Etihad Airways et Fly Dubaï suspendent leurs vols vers le Qatar
Dans la foulée de l'annonce de la rupture des liens diplomatiques entre Abou Dhabi et Doha, la compagnie aérienne Etihad des Emirats arabes unis a annoncé la suspension de tous ses vols vers et en provenance du Qatar.
Etihad Airways précise dans un communiqué que cette mesure n'entrera en vigueur que le 6 juin au matin, «jusqu'à nouvel ordre». La compagnie aérienne d'Abou Dhabi affirme proposer à ses clients «d'autres options», y compris des remboursements complets de billets d'avions.
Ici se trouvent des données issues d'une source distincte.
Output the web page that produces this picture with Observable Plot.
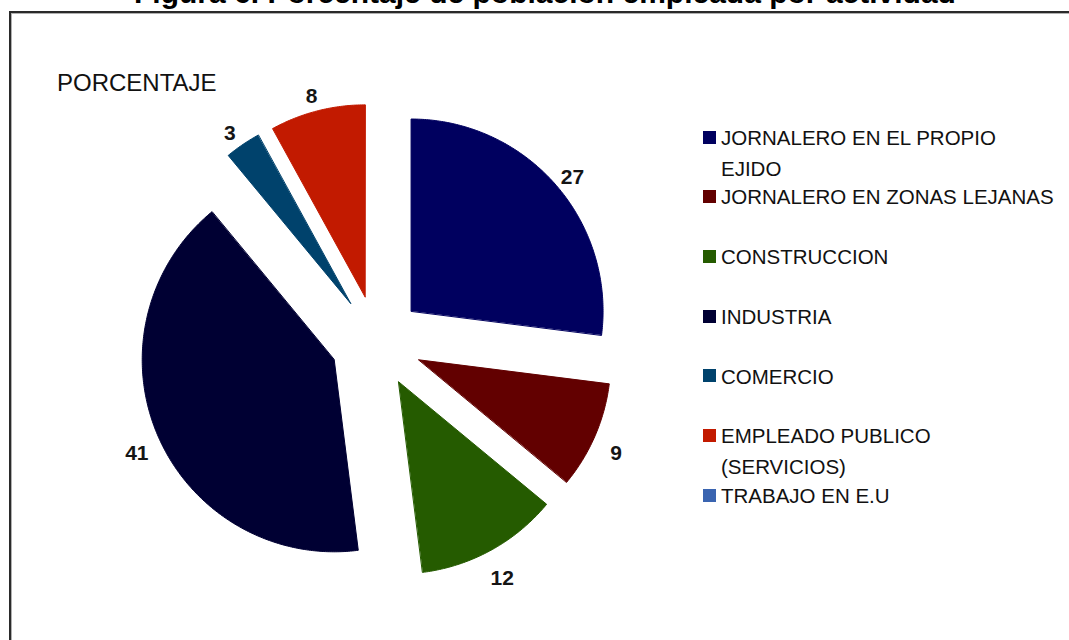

Etihad «regrette la gêne causée par la suspension», conclut le communiqué.
La compagnie aérienne Fly Dubaï a également annoncé sur son compte Facebook suspendre ses vols en provenance et vers le Qatar.
La compagnie de l'émirat Qatar Airways a rapidement réagi, en annonçant suspendre tous ses vols en direction de l'Arabie saoudite.
Si l'Arabie saoudite accuse le Qatar de soutenir le terrorisme et plus particulièrement Daesh, Riyad fait elle-même face à ces accusations de façon récurrente, notamment de la part de l'Iran. Wikileaks rappelle pour sa part dans un tweet que les e-mails d'Hillary Clinton ont révélé que la candidate démocrate était au courant du financement de l'organisation terroriste par Doha et Riyad dès 2014.